# Me... on a really bad morning



## rhino123 (Jan 20, 2011)

This is me on a really bad morning.










http://lh6.ggpht.com/_Y9p04IcbNMc/TE_sZYxprwI/AAAAAAAAMQ8/uJToscRjuxw/s640/Picture 045.jpg


----------



## LaFoto (Jan 20, 2011)

Bad hair day and bad morning go together for you? 
That's one busy-busy background, but I like it for its colour.
Could your contrasts be a bit "up"?


----------



## rhino123 (Jan 20, 2011)

LaFoto said:


> Bad hair day and bad morning go together for you?
> That's one busy-busy background, but I like it for its colour.
> Could your contrasts be a bit "up"?


 
Sure.

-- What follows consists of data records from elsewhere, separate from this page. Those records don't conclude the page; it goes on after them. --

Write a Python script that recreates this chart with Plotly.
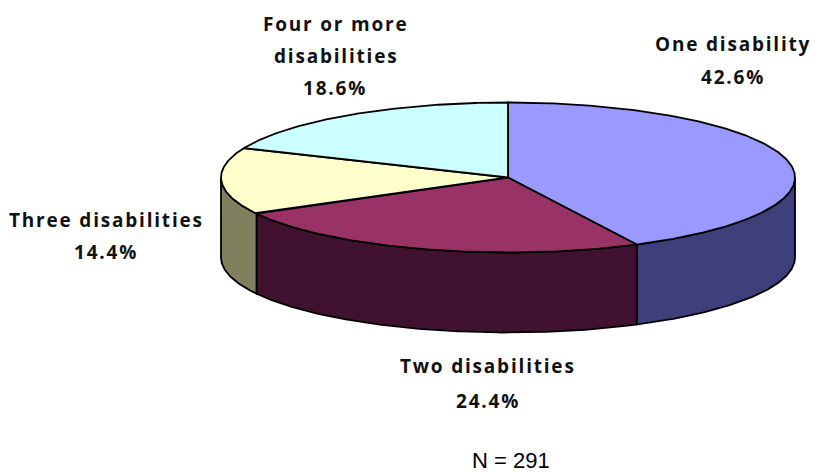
import math
import plotly.graph_objects as go

categories = ["One disability", "Two disabilities", "Three disabilities", "Four or more disabilities"]
values = [42.6, 24.4, 14.4, 18.6]
top_colors = ["#9999FF", "#993366", "#FFFFCC", "#CCFFFF"]
side_colors = ["#3F3F7C", "#401230", "#80805F", "#7F9F9F"]
note = "N = 291"

CX, CY, RX, RY, DEPTH = 508, 177.5, 287, 75, 80
LINE = dict(color="#000000", width=1.8)


def pt(deg, dy=0.0):
    a = math.radians(deg)
    return CX + RX * math.sin(a), CY - RY * math.cos(a) + dy


def arc(a0, a1, dy=0.0):
    n = max(2, int(abs(a1 - a0) * 2))
    return [pt(a0 + (a1 - a0) * i / n, dy) for i in range(n + 1)]


def poly(points, color):
    xs = [p[0] for p in points] + [points[0][0]]
    ys = [p[1] for p in points] + [points[0][1]]
    return go.Scatter(x=xs, y=ys, mode="lines", fill="toself", fillcolor=color,
                      line=LINE, hoverinfo="skip", showlegend=False)


fig = go.Figure()
angles = [0.0]
for v in values:
    angles.append(angles[-1] + v / sum(values) * 360)

# visible side walls: front half of the disc only
for i in range(len(values)):
    a0, a1 = max(angles[i], 90), min(angles[i + 1], 270)
    if a1 > a0:
        fig.add_trace(poly(arc(a0, a1) + arc(a1, a0, DEPTH), side_colors[i]))

# top faces
for i in range(len(values)):
    fig.add_trace(poly([(CX, CY)] + arc(angles[i], angles[i + 1]), top_colors[i]))

FONT = "Open Sans"


def bold(s):
    return f'<span style="letter-spacing:1.8px"><b>{s}</b></span>'


labels = [
    (categories[0], 733, 44),
    (f"{values[0]}%", 733, 77),
    ("Four or more", 335, 24),
    ("disabilities", 336, 56),
    (f"{values[3]}%", 335, 88),
    (categories[2], 106, 220),
    (f"{values[2]}%", 106, 252),
    (categories[1], 488, 366),
    (f"{values[1]}%", 488, 401),
]
for text, x, y in labels:
    fig.add_annotation(x=x, y=y, text=bold(text), showarrow=False, xanchor="center", yanchor="middle",
                       font=dict(family=FONT, size=19, color="#111111"))
fig.add_annotation(x=511, y=460, text=note, showarrow=False, xanchor="center", yanchor="middle",
                   font=dict(family="Liberation Sans", size=22, color="#000000"))

fig.update_layout(
    width=827, height=472, margin=dict(l=0, r=0, t=0, b=0),
    paper_bgcolor="white", plot_bgcolor="white", showlegend=False,
    xaxis=dict(range=[0, 827], visible=False, fixedrange=True),
    yaxis=dict(range=[472, 0], visible=False, fixedrange=True),
)
fig.write_html("out.html", config={"displayModeBar": False},
               post_script="document.body.style.margin='0';")
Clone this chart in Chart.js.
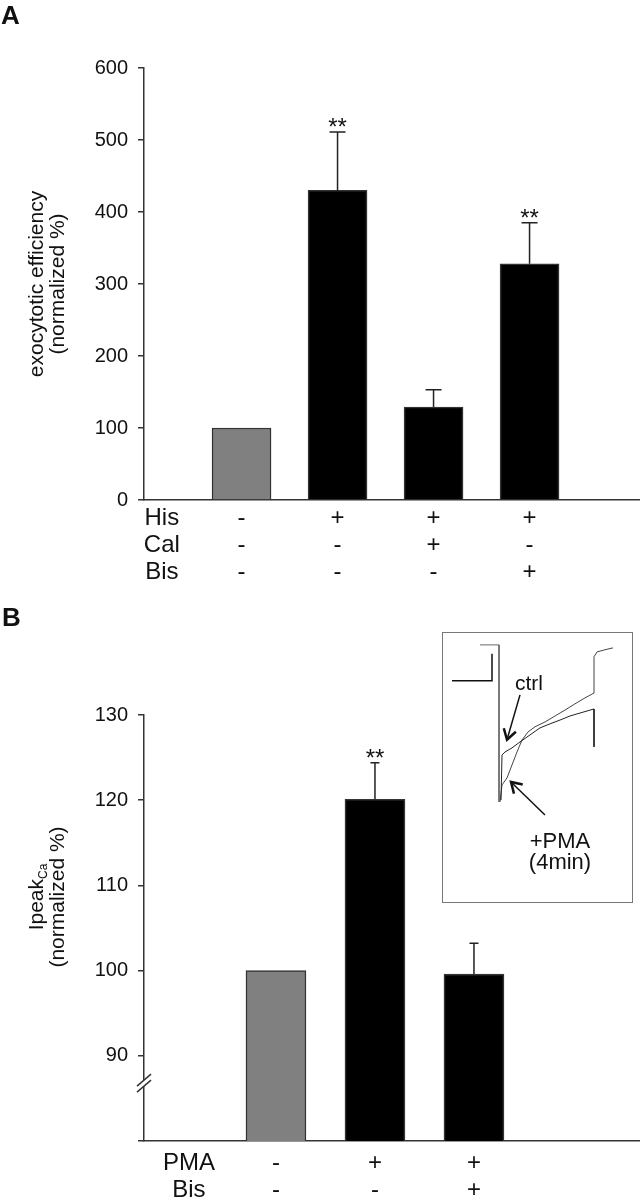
<!DOCTYPE html>
<html>
<head>
<meta charset="utf-8">
<script src="https://cdn.jsdelivr.net/npm/chart.js@4.4.1/dist/chart.umd.min.js"></script>
<style>
  body { margin: 0; background: #fff; }
  #page { position: relative; width: 640px; height: 1199px; overflow: hidden;
          font-family: "Liberation Sans", Arial, sans-serif; color: #111; }
  #page canvas { position: absolute; }
  .txt { position: absolute; line-height: 1; white-space: nowrap; text-align: center; }
  .panel { font-weight: bold; font-size: 26px; text-align: left; }
  #inset { position: absolute; left: 442px; top: 632px; width: 191px; height: 271px;
           border: 1px solid #777; box-sizing: border-box; }
  #inset canvas { left: 0; top: 0; }
  #ytitleB { position: absolute; left: -34px; top: 876px; width: 160px; height: 42px;
             line-height: 21px; font-size: 21px; text-align: center; transform: rotate(-90deg); }
  #ytitleB sub { font-size: 12px; line-height: 0; vertical-align: -4px; }
</style>
</head>
<body>
<div id="page">
  <canvas id="chartA" width="640" height="590" style="left:0;top:0"></canvas>
  <canvas id="chartB" width="640" height="599" style="left:0;top:600px"></canvas>
  <div id="inset"><canvas id="chartC" width="189" height="269"></canvas></div>

  <div class="txt panel" style="left:1px;top:2px">A</div>
  <div class="txt panel" style="left:2px;top:604px">B</div>
  <div id="ytitleB">Ipeak<sub>Ca</sub><br>(normalized %)</div>
  <div class="txt" style="left:499px;top:672px;width:60px;font-size:21px">ctrl</div>
  <div class="txt" style="left:520px;top:830px;width:80px;font-size:22px">+PMA</div>
  <div class="txt" style="left:520px;top:851px;width:80px;font-size:22px">(4min)</div>
</div>
<script>
// panel A - exocytotic efficiency
const groupsA = [1, 2, 3, 4];
const effMean = [100, 430, 129, 328];
const effSem = [0, 81, 24, 57];
const effSig = ['', '**', '', '**'];
const hisRow = ['-', '+', '+', '+'];
const calRow = ['-', '-', '+', '-'];
const bisRowA = ['-', '-', '-', '+'];
const rowNamesA = ['His', 'Cal', 'Bis'];

// panel B - Ipeak Ca
const groupsB = [1, 2, 3];
const ipeakMean = [100, 120.1, 99.6];
const ipeakSem = [0, 4.3, 3.6];
const ipeakSig = ['', '**', ''];
const pmaRow = ['-', '+', '+'];
const bisRowB = ['-', '-', '+'];
const rowNamesB = ['PMA', 'Bis'];
const ipeakTicks = [80, 90, 100, 110, 120, 130];
const ipeakBreak = 86.8;

// inset traces (ms, pA)
const holdT = [0, 9.5, 9.5];
const holdI = [0, 0, -581];
const ctrlT = [10.5, 11, 12.5, 16, 20, 25, 30, 35, 40, 45, 50, 57, 57];
const ctrlI = [-574, -407, -396, -381, -359, -333, -307, -292, -278, -263, -252, -237, -377];
const pmaT = [10, 11, 13.5, 16, 18.5, 21, 24, 27.5, 32.5, 37.5, 42.5, 47.5, 52.5, 57, 57, 58.5, 62.5, 66.5];
const pmaI = [-581, -518, -492, -444, -396, -352, -322, -303, -285, -263, -241, -218, -196, -178, -44, -26, -18, -11];
const scaleBarT = [-14, 6, 6];
const scaleBarI = [-133, -133, -33];
const ctrlArrow = [[20, -185], [13.5, -351]];
const pmaArrow = [[32.5, -629], [15.5, -507]];

const FONT = '"Liberation Sans", Arial, sans-serif';
Chart.defaults.font.family = FONT;
Chart.defaults.color = '#111';

function errorBars(sem, sig, cap) {
    return {
        id: 'errorBars',
        afterDatasetsDraw(chart) {
            const ctx = chart.ctx;
            const y = chart.scales.y;
            const pts = chart.data.datasets[0].data;
            ctx.save();
            ctx.strokeStyle = '#222';
            ctx.lineWidth = 1.5;
            ctx.fillStyle = '#111';
            ctx.font = '24px ' + FONT;
            ctx.textAlign = 'center';
            chart.getDatasetMeta(0).data.forEach((bar, i) => {
                const top = y.getPixelForValue(pts[i].y + sem[i]);
                if (sem[i]) {
                    ctx.beginPath();
                    ctx.moveTo(bar.x, bar.y);
                    ctx.lineTo(bar.x, top);
                    ctx.moveTo(bar.x - cap, top);
                    ctx.lineTo(bar.x + cap, top);
                    ctx.stroke();
                }
                if (sig[i]) ctx.fillText(sig[i], bar.x, top + 3);
            });
            ctx.restore();
        }
    };
}

function barPanel(id, o) {
    return new Chart(document.getElementById(id), {
        type: 'bar',
        data: {
            datasets: [{
                data: o.groups.map((g, i) => ({ x: g, y: o.mean[i] })),
                backgroundColor: o.groups.map((g, i) => i === 0 ? '#808080' : '#000'),
                borderColor: '#333',
                borderWidth: 1.5,
                barThickness: o.barWidth
            }]
        },
        options: {
            responsive: false,
            animation: false,
            layout: { padding: { top: o.top, right: 1, left: 0, bottom: 0 } },
            plugins: { legend: { display: false }, tooltip: { enabled: false } },
            scales: {
                x: {
                    type: 'linear',
                    offset: false,
                    min: o.xMin,
                    max: o.xMax,
                    grid: { display: false, drawTicks: false, offset: false },
                    border: { color: '#333', width: 1.5 },
                    afterBuildTicks: s => { s.ticks = [o.rowAt, ...o.groups].map(v => ({ value: v })); },
                    afterFit: s => { s.height = o.xHeight; },
                    ticks: {
                        autoSkip: false,
                        maxRotation: 0,
                        padding: o.labelPad,
                        color: '#111',
                        font: { size: 24, lineHeight: 27 / 24 },
                        callback: v => v === o.rowAt ? o.rowNames : o.rows.map(r => r[o.groups.indexOf(v)])
                    }
                },
                y: Object.assign({
                    min: o.yMin,
                    max: o.yMax,
                    grid: { drawOnChartArea: false, tickLength: 6, color: '#333', lineWidth: 1.5 },
                    border: { color: '#333', width: 1.5 },
                    afterFit: s => { s.width = 144; },
                    ticks: { padding: 10, color: '#111', font: { size: 20 } }
                }, o.y)
            }
        },
        plugins: o.plugins
    });
}

barPanel('chartA', {
    groups: groupsA, mean: effMean, barWidth: 59,
    top: 68, xMin: -0.016, xMax: 5.14, xHeight: 90, labelPad: 4.5,
    rowAt: 0.17, rowNames: rowNamesA, rows: [hisRow, calRow, bisRowA],
    yMin: 0, yMax: 600,
    y: {
        ticks: { padding: 10, color: '#111', font: { size: 20 }, stepSize: 100 },
        title: {
            display: true,
            text: ['exocytotic efficiency', '(normalized %)'],
            color: '#111',
            font: { size: 21, lineHeight: 1 },
            padding: { top: 26.5 }
        }
    },
    plugins: [errorBars(effSem, effSig, 8)]
});

const axisBreak = {
    id: 'axisBreak',
    afterDraw(chart) {
        const ctx = chart.ctx;
        const x = chart.chartArea.left;
        const yb = chart.scales.y.getPixelForValue(ipeakBreak);
        ctx.save();
        ctx.fillStyle = '#fff';
        ctx.fillRect(x - 3, yb - 3, 6, 6);
        ctx.strokeStyle = '#333';
        ctx.lineWidth = 1.5;
        [-3, 3].forEach(d => {
            ctx.beginPath();
            ctx.moveTo(x - 7, yb + d + 6);
            ctx.lineTo(x + 7, yb + d - 6);
            ctx.stroke();
        });
        ctx.restore();
    }
};

barPanel('chartB', {
    groups: groupsB, mean: ipeakMean, barWidth: 60,
    top: 115, xMin: -0.333, xMax: 4.667, xHeight: 58, labelPad: 8.5,
    rowAt: 0.121, rowNames: rowNamesB, rows: [pmaRow, bisRowB],
    yMin: ipeakTicks[0], yMax: ipeakTicks[ipeakTicks.length - 1],
    y: {
        afterBuildTicks: s => { s.ticks = ipeakTicks.map(v => ({ value: v })); },
        ticks: { padding: 10, color: '#111', font: { size: 20 }, callback: v => v === ipeakTicks[0] ? '' : v }
    },
    plugins: [errorBars(ipeakSem, ipeakSig, 4.5), axisBreak]
});

// inset: current traces
const pts = (t, i) => t.map((v, k) => ({ x: v, y: i[k] }));

const arrows = {
    id: 'arrows',
    afterDatasetsDraw(chart) {
        const ctx = chart.ctx;
        const sx = chart.scales.x, sy = chart.scales.y;
        ctx.save();
        ctx.strokeStyle = '#111';
        [ctrlArrow, pmaArrow].forEach(a => {
            const x0 = sx.getPixelForValue(a[0][0]), y0 = sy.getPixelForValue(a[0][1]);
            const x1 = sx.getPixelForValue(a[1][0]), y1 = sy.getPixelForValue(a[1][1]);
            const ang = Math.atan2(y1 - y0, x1 - x0);
            ctx.lineWidth = 1.5;
            ctx.beginPath();
            ctx.moveTo(x0, y0);
            ctx.lineTo(x1, y1);
            ctx.stroke();
            ctx.lineWidth = 2.5;
            ctx.beginPath();
            ctx.moveTo(x1 - 12 * Math.cos(ang - 0.55), y1 - 12 * Math.sin(ang - 0.55));
            ctx.lineTo(x1, y1);
            ctx.lineTo(x1 - 12 * Math.cos(ang + 0.55), y1 - 12 * Math.sin(ang + 0.55));
            ctx.stroke();
        });
        ctx.restore();
    }
};

new Chart(document.getElementById('chartC'), {
    type: 'line',
    data: {
        datasets: [
            { data: pts(holdT, holdI), borderColor: '#666', borderWidth: 1 },
            { data: pts(ctrlT, ctrlI), borderColor: '#222', borderWidth: 1 },
            { data: pts(pmaT, pmaI), borderColor: '#444', borderWidth: 1 },
            { data: pts(scaleBarT, scaleBarI), borderColor: '#111', borderWidth: 1.5 }
        ]
    },
    options: {
        responsive: false,
        animation: false,
        layout: { padding: 0 },
        elements: { point: { radius: 0 }, line: { tension: 0 } },
        plugins: { legend: { display: false }, tooltip: { enabled: false } },
        scales: {
            x: { type: 'linear', display: false, min: -18.5, max: 76 },
            y: { display: false, min: -951, max: 44 }
        }
    },
    plugins: [arrows]
});
</script>
</body>
</html>
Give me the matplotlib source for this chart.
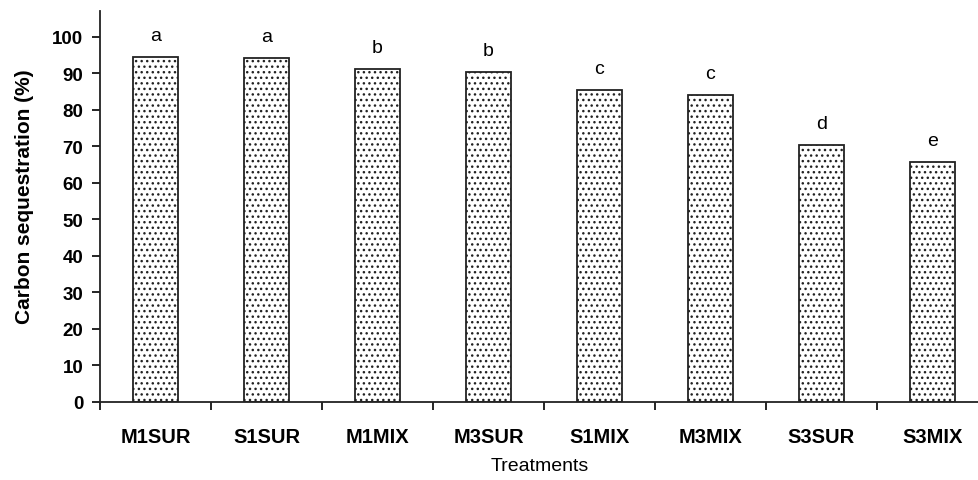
import matplotlib

matplotlib.use("Agg")
import matplotlib.pyplot as plt
import numpy as np

treatments = ["M1SUR", "S1SUR", "M1MIX", "M3SUR", "S1MIX", "M3MIX", "S3SUR", "S3MIX"]
sequestration = [94.5, 94.2, 91.2, 90.4, 85.4, 84.1, 70.4, 65.8]
groups = ["a", "a", "b", "b", "c", "c", "d", "e"]
y_ticks = list(range(0, 101, 10))

plt.rcParams["font.family"] = ["Liberation Sans", "DejaVu Sans"]
plt.rcParams["hatch.linewidth"] = 1.0
plt.rcParams["hatch.color"] = "#333333"

fig = plt.figure(figsize=(9.79, 4.81), dpi=100)
ax = fig.add_axes([100 / 979, 78 / 481, 1 - 100 / 979, 391 / 481])

x = np.arange(len(treatments))
bars = ax.bar(x, sequestration, width=0.41, color="white", edgecolor="#222222",
              linewidth=1.3, hatch="...")

for rect, g in zip(bars, groups):
    ax.annotate(g, (rect.get_x() + rect.get_width() / 2, rect.get_height()),
                xytext=(0, 9), textcoords="offset points", ha="center", va="bottom",
                fontsize=14)

ax.set_xlim(-0.5, 7.42)
ax.set_ylim(0, 107)
ax.set_yticks(y_ticks)
ax.set_yticklabels([str(t) for t in y_ticks], fontsize=13.5, fontweight="bold")
ax.set_xticks(x)
ax.set_xticklabels(treatments, fontsize=14.5, fontweight="bold")
ax.set_xticks(np.arange(-0.5, 7.5, 1.0), minor=True)
ax.tick_params(axis="x", which="major", length=0, pad=18)
ax.tick_params(axis="x", which="minor", length=6, width=1.2, direction="out")
ax.tick_params(axis="y", length=6, width=1.2, direction="out", pad=6)

for side in ("top", "right"):
    ax.spines[side].set_visible(False)
for side in ("left", "bottom"):
    ax.spines[side].set_linewidth(1.3)
    ax.spines[side].set_color("#222222")

ax.set_ylabel("Carbon sequestration (%)", fontsize=15, fontweight="bold")
ax.yaxis.set_label_coords(-0.075, 0.527)
ax.set_xlabel("Treatments", fontsize=14, labelpad=8)

fig.savefig("out.png", dpi=100)
plt.close(fig)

I will edit it with the PS.

Thanks for the tip.


----------



## mikelmartin (Jan 21, 2011)

Hahahaha... Awesome!


----------



## jmark58 (Jan 21, 2011)

that's funny


----------



## Frequency (Jan 21, 2011)

Don't know about the day, but your mood definitely looks very bad 

Regards


----------



## thatfornoobs (Jan 24, 2011)

I think the bird could have been in better focus. Also try using the rule of thirds and experimenting with composition!


----------



## Photo95 (Jan 25, 2011)

haha..... from how far did you take this pic/?


----------



## rhino123 (Jan 25, 2011)

Thanks for the comments 

@thatfornoobs, thanks for the tips.

@Photo95, I think I was pretty close to the bird, around 2 to 3 metres away if I am not wrong.


----------